WHAT YOU HAVE TO DO
Leave out the pictures, and retype only the lines from the beginning of the material through the line that contains "height=37] at (925,108.5)", including both.

______________________________

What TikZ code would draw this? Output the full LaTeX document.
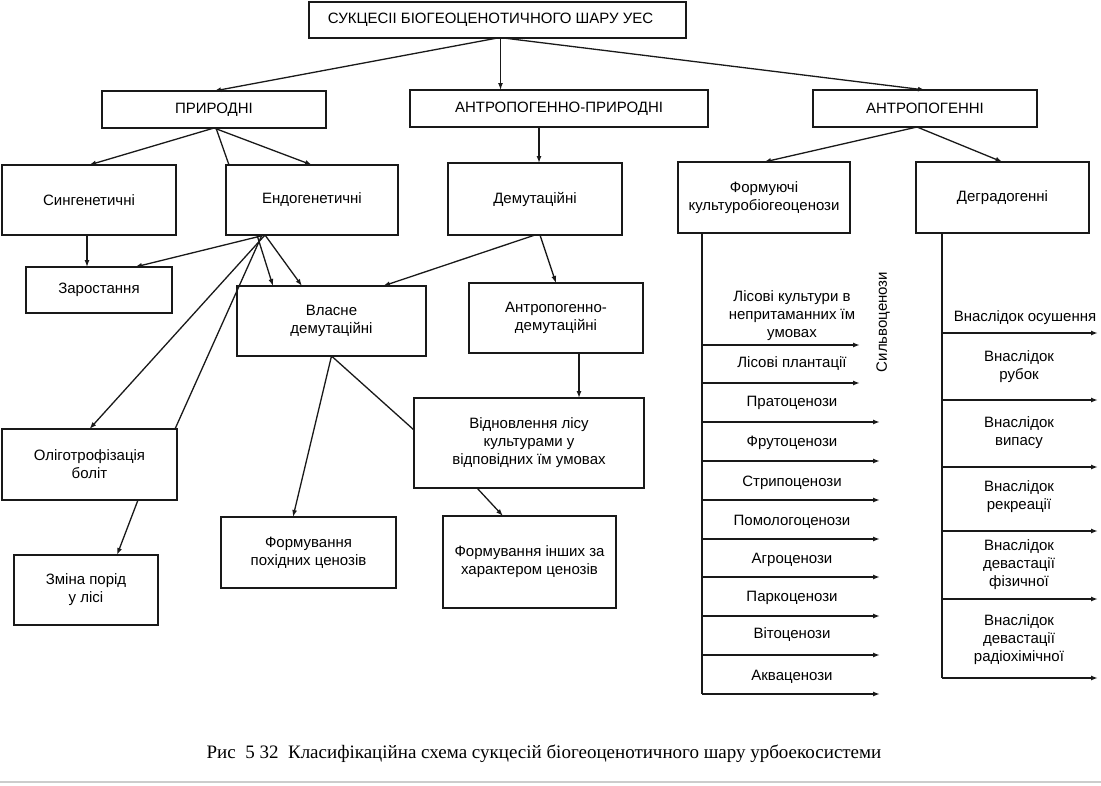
\documentclass[tikz,border=0pt]{standalone}
\usepackage{fontspec}
\setmainfont{Liberation Sans}
\newfontfamily\podpys{Liberation Serif}
\usepackage{tikz}
\usetikzlibrary{arrows.meta}
\tikzset{>={Latex[length=7pt,width=5pt]}}
\usepackage{xcolor}
\colorlet{liniya}{black!90}
\tikzstyle{blok}=[draw=liniya,line width=1.8pt,align=center,inner sep=1pt,outer sep=0pt,font=\fontsize{15}{18}\selectfont]
\tikzstyle{napys}=[align=center,inner sep=0pt,font=\fontsize{15}{18}\selectfont]
\tikzstyle{zv}=[line width=1.3pt,draw=liniya]
\tikzstyle{stovp}=[line width=1.8pt,draw=liniya]

\begin{document}
\begin{tikzpicture}[x=1pt,y=-1pt]
			\useasboundingbox (0,0) rectangle (1101,785);
			% верхні рівні
			\node[blok,minimum width=377,minimum height=36] at (497.5,20) (sukc) {СУКЦЕСІІ БІОГЕОЦЕНОТИЧНОГО ШАРУ УЕС\hspace{14pt}};
			\node[blok,minimum width=224,minimum height=37] at (214,109.5) (pryr) {ПРИРОДНІ};
			\node[blok,minimum width=298,minimum height=37] at (559,108.5) (antpr) {АНТРОПОГЕННО-ПРИРОДНІ};
			\node[blok,minimum width=224,minimum height=37] at (925,108.5) (antr) {АНТРОПОГЕННІ};
			
			\node[blok,minimum width=174,minimum height=70] at (89,200) (synh) {Сингенетичні};
			\node[blok,minimum width=172,minimum height=70] at (312,200) (endo) {Ендогенетичні};
			\node[blok,minimum width=174,minimum height=72] at (535,199) (demut) {Демутаційні};
			\node[blok,minimum width=172,minimum height=71] at (764,197.5) (form) {Формуючі\\культуробіогеоценози};
			\node[blok,minimum width=173,minimum height=71] at (1002.5,197.5) (degr) {Деградогенні};
			
			% нижні блоки
			\node[blok,minimum width=146,minimum height=46] at (99,290) (zarost) {Заростання};
			\node[blok,minimum width=189,minimum height=70] at (331.5,321) (vlasne) {Власне\\демутаційні};
			\node[blok,minimum width=174,minimum height=70] at (556,318) (antdem) {Антропогенно-\\демутаційні};
			\node[blok,minimum width=175,minimum height=71] at (89.5,464.5) (olig) {Оліготрофізація\\боліт};
			\node[blok,minimum width=230,minimum height=90] at (529,443) (vidnov) {Відновлення лісу\\культурами у\\відповідних їм умовах};
			\node[blok,minimum width=144,minimum height=70] at (86,590) (zmina) {Зміна порід\\у лісі};
			\node[blok,minimum width=175,minimum height=71] at (308.5,552.5) (pokhid) {Формування\\похідних ценозів};
			\node[blok,minimum width=173,minimum height=92] at (529.5,562) (inshi) {Формування інших за\\характером ценозів};
			
			% зв'язки
			\draw[zv,->] (sukc.south) -- (pryr.north);
			\draw[zv,->] ([xshift=3pt]sukc.south) -- ([xshift=3pt]sukc.south |- antpr.north);
			\draw[zv,->] ([xshift=6pt]sukc.south) -- (antr.north);
			\draw[zv,->] (pryr.south) -- (synh.north);
			\draw[zv,->] (pryr.south) -- (endo.north);
			\draw[zv] ([xshift=2pt]pryr.south) -- ([xshift=3pt]endo.north west);
			\draw[zv,->] ([xshift=4pt]demut.north |- antpr.south) -- ([xshift=4pt]demut.north);
			\draw[zv,->] ([xshift=-8pt]antr.south) -- (form.north);
			\draw[zv,->] ([xshift=-8pt]antr.south) -- (degr.north);
			
			\draw[zv,->] ([xshift=-2pt]synh.south) -- ([xshift=-2pt]synh.south |- zarost.north);
			\coordinate (e) at ([xshift=-47pt]endo.south);
			\draw[zv,->] (e) -- ([xshift=36pt]zarost.north);
			\draw[zv,->] ([xshift=-8pt]e) -- ([xshift=-58.5pt]vlasne.north);
			\draw[zv,->] (e) -- ([xshift=-29.5pt]vlasne.north);
			\draw[zv,->] (e) -- (olig.north);
			\draw[zv] ([xshift=-3pt]e) -- ([xshift=-2pt]olig.north east);
			\draw[zv,->] (demut.south) -- ([xshift=51.5pt]vlasne.north);
			\draw[zv,->] ([xshift=5pt]demut.south) -- (antdem.north);
			\draw[zv,->] ([xshift=23pt]antdem.south) -- ([xshift=23pt]antdem.south |- vidnov.north);
			\draw[zv,->] (vlasne.south) -- ([xshift=-15.5pt]pokhid.north);
			\draw[zv] (vlasne.south) -- ([yshift=13pt]vidnov.west);
			\draw[zv,->] ([xshift=-52pt]vidnov.south) -- ([xshift=-26.5pt]inshi.north);
			\draw[zv,->] ([xshift=48.5pt]olig.south) -- ([xshift=31pt]zmina.north);
			
			% стовпчик культуробіогеоценозів
			\foreach \y/\k [count=\i] in {345/860,383/860,422/880,461/880,500/880,539/880,577/880,616/880,655/880,694/880}{
				\coordinate (fl\i) at (702,\y);
				\coordinate (fp\i) at (\k,\y);
				\draw[stovp,->] (fl\i) -- (fp\i);
			}
			\draw[stovp] ([xshift=24pt]form.south west) -- (fl10);
			\node[napys] at (792,316) (kf1) {Лісові культури в\\непритаманних їм\\умовах};
			\foreach \t/\y [count=\i from 2] in {Лісові плантації/364,Пратоценози/403,Фрутоценози/443,Стрипоценози/483,Помологоценози/522,Агроценози/560,Паркоценози/598,Вітоценози/635,Акваценози/677}{
				\node[napys] at (792,\y) (kf\i) {\t};
			}
			\node[napys,rotate=90] at (883,322) (silvo) {Сильвоценози};
			
			% стовпчик деградогенних
			\foreach \y [count=\i] in {333,400,467,531,599,678}{
				\coordinate (dl\i) at (942,\y);
				\coordinate (dp\i) at (1098,\y);
				\draw[stovp,->] (dl\i) -- (dp\i);
			}
			\draw[stovp] ([xshift=26pt]degr.south west) -- (dl6);
			\node[napys] at (1025,318) (dg1) {Внаслідок осушення};
			\node[napys] at (1019,367) (dg2) {Внаслідок\\рубок};
			\node[napys] at (1019,433) (dg3) {Внаслідок\\випасу};
			\node[napys] at (1019,497) (dg4) {Внаслідок\\рекреації};
			\node[napys] at (1019,565) (dg5) {Внаслідок\\девастації\\фізичної};
			\node[napys] at (1019,640) (dg6) {Внаслідок\\девастації\\радіохімічної};
			
			% підпис
			\node[font=\podpys\fontsize{19}{22}\selectfont] at (544,754) (pidpys) {Рис\ \ 5 32\ \ Класифікаційна схема сукцесій біогеоценотичного шару урбоекосистеми};
			\draw[gray!40,line width=1.5pt] (0,782) -- (1101,782);
		\end{tikzpicture}
\end{document}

______________________________

REPLY TO THE TASK
What TikZ code would draw this? Output the full LaTeX document.
\documentclass[tikz,border=0pt]{standalone}
\usepackage{fontspec}
\setmainfont{Liberation Sans}
\newfontfamily\podpys{Liberation Serif}
\usepackage{tikz}
\usetikzlibrary{arrows.meta}
\tikzset{>={Latex[length=7pt,width=5pt]}}
\usepackage{xcolor}
\colorlet{liniya}{black!90}
\tikzstyle{blok}=[draw=liniya,line width=1.8pt,align=center,inner sep=1pt,outer sep=0pt,font=\fontsize{15}{18}\selectfont]
\tikzstyle{napys}=[align=center,inner sep=0pt,font=\fontsize{15}{18}\selectfont]
\tikzstyle{zv}=[line width=1.3pt,draw=liniya]
\tikzstyle{stovp}=[line width=1.8pt,draw=liniya]

\begin{document}
\begin{tikzpicture}[x=1pt,y=-1pt]
			\useasboundingbox (0,0) rectangle (1101,785);
			% верхні рівні
			\node[blok,minimum width=377,minimum height=36] at (497.5,20) (sukc) {СУКЦЕСІІ БІОГЕОЦЕНОТИЧНОГО ШАРУ УЕС\hspace{14pt}};
			\node[blok,minimum width=224,minimum height=37] at (214,109.5) (pryr) {ПРИРОДНІ};
			\node[blok,minimum width=298,minimum height=37] at (559,108.5) (antpr) {АНТРОПОГЕННО-ПРИРОДНІ};
			\node[blok,minimum width=224,minimum height=37] at (925,108.5) (antr) {АНТРОПОГЕННІ};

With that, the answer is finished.